Valentine's Day 1979: Urging Careful Love And Tender Loving Care
Students Apathetic; But in the Square Business is Hearty
Some Harvard students celebrated Valentine's Day yesterday with champagne and caviar while other resisted any sentimental displays during Cupid's annual festival.
"I bought two dozen red carnations for six women. I don't know how I'm going to get them all delivered in one night," one Harvard student who wished to remain unidentified, said yesterday.
"People don't seem to be very sentimental about Valentine's Day around here. We talked about it in English today and everyone seems to feel it's a creation of Hallmark cards," Jenny Cornuelle '81 said yesterday.
Dunster House began selling carnations last Thursday to raise money for the house council, Lloyd Benn '80, a member of the council said last night. "We sold about 150 carnations in all, and then delivered them to the doors of Dunster residents with notes from the senders. People didn't buy as much as we had expected--we lost a little money," he said.
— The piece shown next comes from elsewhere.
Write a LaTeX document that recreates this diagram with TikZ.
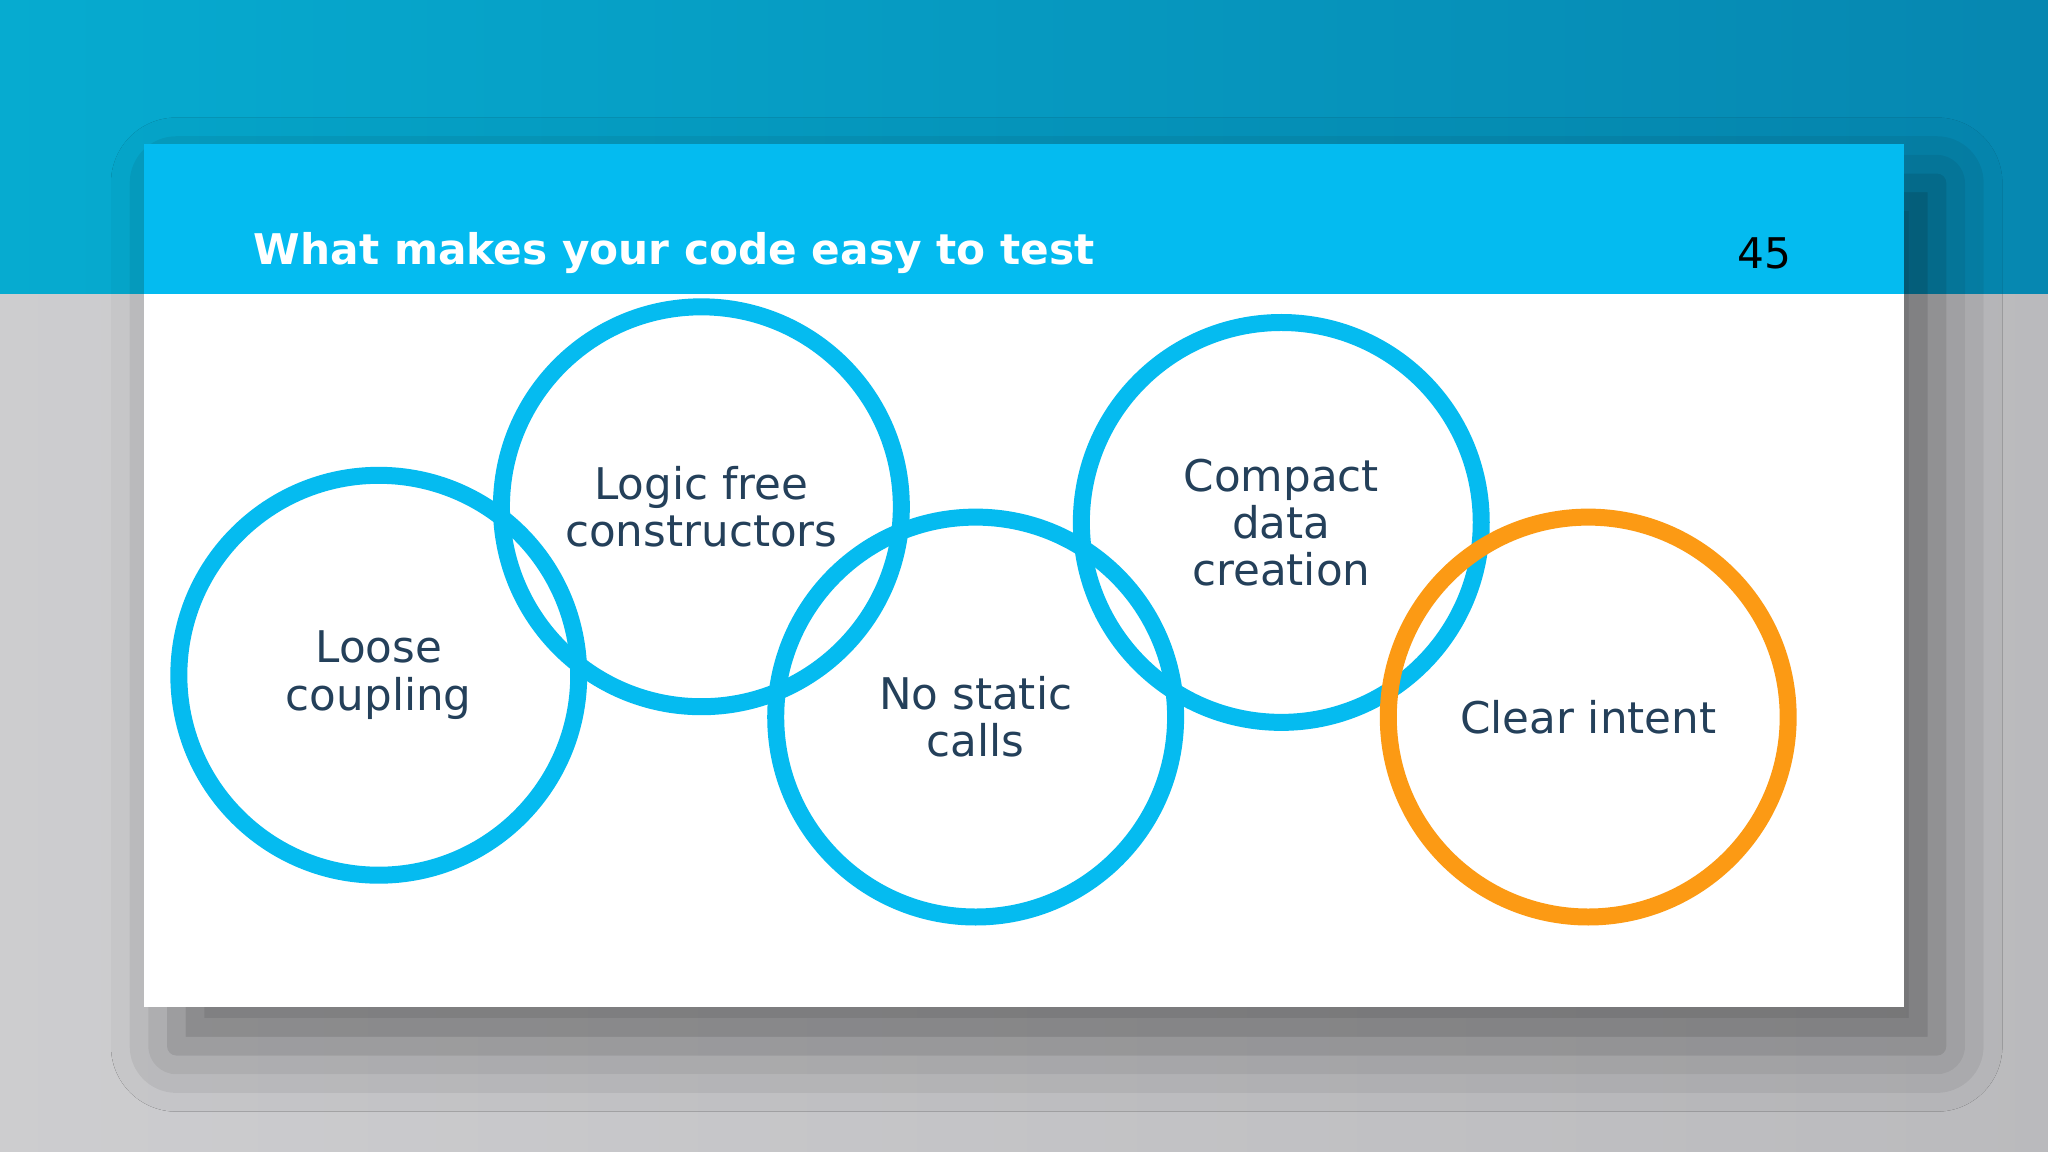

Harvard Square merchants did some lively Valentine's Day business, despite what some students saw as apathy.
James B. Vaughan, manager of Bailey's in the Square, estimated yesterday that his shop sold 7400 pounds of heart-shaped candies. "Today is our biggest single day of the year," he said.
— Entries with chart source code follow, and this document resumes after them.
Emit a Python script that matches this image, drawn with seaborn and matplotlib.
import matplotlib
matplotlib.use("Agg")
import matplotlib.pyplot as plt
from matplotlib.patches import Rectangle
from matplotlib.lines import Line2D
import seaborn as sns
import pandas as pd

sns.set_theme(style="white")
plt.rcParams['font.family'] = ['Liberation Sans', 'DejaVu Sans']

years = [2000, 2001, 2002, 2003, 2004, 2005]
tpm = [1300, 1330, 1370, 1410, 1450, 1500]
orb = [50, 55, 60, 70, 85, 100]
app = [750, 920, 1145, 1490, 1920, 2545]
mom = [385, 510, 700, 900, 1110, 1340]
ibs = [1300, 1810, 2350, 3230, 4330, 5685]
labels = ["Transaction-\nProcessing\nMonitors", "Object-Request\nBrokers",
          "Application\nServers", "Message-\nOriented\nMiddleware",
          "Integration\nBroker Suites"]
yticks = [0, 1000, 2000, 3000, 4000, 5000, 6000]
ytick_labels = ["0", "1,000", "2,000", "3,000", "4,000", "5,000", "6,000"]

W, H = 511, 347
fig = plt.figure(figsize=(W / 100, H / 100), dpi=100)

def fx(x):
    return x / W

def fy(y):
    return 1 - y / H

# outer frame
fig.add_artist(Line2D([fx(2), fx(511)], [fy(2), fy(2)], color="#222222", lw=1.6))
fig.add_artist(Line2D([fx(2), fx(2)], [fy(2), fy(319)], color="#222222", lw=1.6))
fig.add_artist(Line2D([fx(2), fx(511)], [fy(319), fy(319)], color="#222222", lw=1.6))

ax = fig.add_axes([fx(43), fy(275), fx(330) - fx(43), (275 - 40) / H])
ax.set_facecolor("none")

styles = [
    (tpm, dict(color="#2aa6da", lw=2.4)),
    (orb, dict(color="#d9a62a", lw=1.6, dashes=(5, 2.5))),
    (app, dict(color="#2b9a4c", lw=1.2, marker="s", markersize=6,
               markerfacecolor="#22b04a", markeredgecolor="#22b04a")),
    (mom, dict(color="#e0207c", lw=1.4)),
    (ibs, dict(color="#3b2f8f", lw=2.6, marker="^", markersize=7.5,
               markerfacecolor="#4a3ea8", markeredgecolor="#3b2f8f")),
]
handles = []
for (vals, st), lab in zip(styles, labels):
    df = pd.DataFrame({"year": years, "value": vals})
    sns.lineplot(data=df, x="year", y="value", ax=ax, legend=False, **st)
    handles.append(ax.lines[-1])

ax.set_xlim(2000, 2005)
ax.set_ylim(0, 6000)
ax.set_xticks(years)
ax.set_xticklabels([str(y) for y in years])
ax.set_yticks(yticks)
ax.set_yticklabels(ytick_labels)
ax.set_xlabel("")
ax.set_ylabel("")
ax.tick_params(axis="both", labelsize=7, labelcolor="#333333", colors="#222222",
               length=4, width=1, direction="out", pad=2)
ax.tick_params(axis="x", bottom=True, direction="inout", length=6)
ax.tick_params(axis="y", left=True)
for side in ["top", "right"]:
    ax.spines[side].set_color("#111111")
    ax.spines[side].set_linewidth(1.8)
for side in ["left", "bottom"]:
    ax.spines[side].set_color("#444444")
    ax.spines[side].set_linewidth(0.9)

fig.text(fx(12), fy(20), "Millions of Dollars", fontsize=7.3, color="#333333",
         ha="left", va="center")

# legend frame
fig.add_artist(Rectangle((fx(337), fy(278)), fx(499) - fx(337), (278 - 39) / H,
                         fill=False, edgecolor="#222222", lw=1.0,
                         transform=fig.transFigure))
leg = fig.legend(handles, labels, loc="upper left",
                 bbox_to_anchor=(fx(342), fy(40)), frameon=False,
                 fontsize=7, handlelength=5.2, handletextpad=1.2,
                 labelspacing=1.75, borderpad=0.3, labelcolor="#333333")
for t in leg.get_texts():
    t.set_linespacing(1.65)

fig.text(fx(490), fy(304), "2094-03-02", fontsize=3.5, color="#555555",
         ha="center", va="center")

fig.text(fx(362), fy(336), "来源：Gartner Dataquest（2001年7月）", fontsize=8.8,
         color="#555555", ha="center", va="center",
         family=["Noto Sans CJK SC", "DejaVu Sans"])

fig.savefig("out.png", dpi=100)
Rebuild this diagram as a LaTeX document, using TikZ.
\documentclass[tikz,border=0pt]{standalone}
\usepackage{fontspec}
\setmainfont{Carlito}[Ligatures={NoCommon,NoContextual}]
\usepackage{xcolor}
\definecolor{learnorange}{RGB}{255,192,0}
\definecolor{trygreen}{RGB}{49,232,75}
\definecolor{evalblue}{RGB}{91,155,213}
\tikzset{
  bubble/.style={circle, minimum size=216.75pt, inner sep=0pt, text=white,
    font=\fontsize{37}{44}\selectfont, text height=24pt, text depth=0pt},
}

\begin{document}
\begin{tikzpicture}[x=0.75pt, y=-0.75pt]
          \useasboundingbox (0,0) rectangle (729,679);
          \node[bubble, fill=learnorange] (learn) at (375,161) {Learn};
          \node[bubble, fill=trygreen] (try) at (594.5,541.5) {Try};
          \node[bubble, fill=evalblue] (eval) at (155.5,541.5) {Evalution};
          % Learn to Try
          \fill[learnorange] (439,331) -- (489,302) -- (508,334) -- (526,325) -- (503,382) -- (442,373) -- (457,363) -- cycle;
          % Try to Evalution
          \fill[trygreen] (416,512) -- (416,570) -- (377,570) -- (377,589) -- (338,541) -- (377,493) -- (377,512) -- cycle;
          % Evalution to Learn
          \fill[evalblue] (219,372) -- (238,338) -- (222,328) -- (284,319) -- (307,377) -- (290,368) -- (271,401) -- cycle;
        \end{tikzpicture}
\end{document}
The Harvard Coop sold $33,000 worth of greeting cards in the past three weeks, Summer N. Goldstein, a buyer for the store, said yesterday. "We've run out of candy, we've sold 90 per cent of our cards, and we've done 53 per cent more business than last year. In the early seventies people saw Valentines as foolish. Now they're starting to get more sentimental," he said.
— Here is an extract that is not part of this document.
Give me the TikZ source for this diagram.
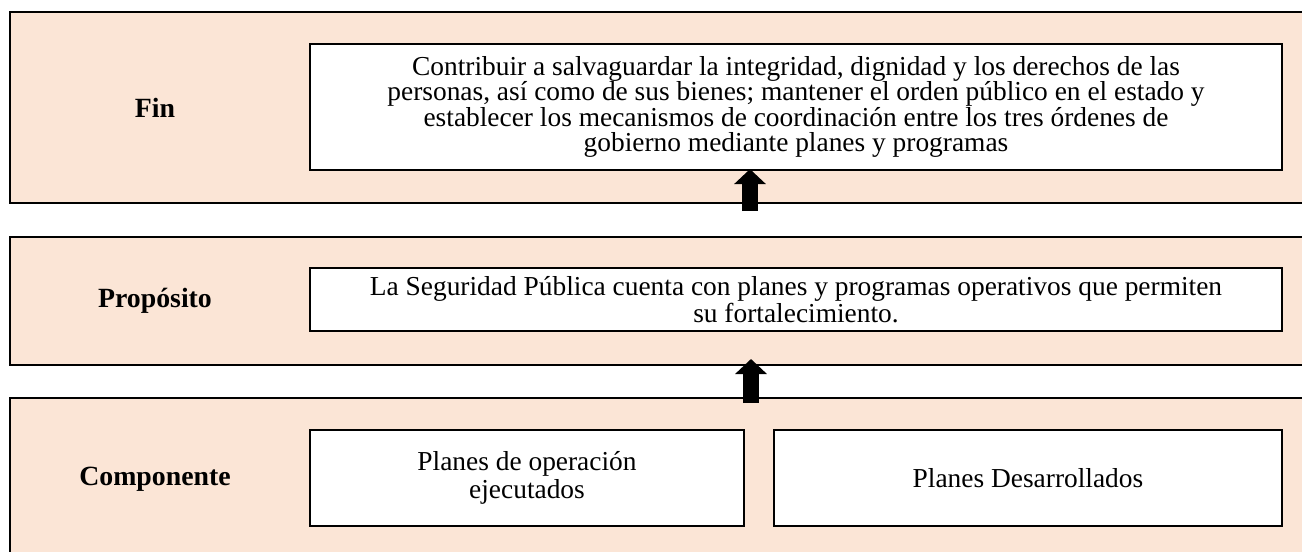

Joy Pomeroy, of Belgian Fudge, estimated last night that the store sold 65 pounds of fudge in one day.
Two Harvard florists said they were too busy to count how many flowers they had sold, but said that most were not to students.
A third florist said she had sold more than 25,000 stems of flowers.
The biggest selling alcoholic beverages yesterday were champagne and white wine, a liquor salesman at Sage's Market said yesterday. "American girls can't handle red wine, even if it is Valentine's Day," he said.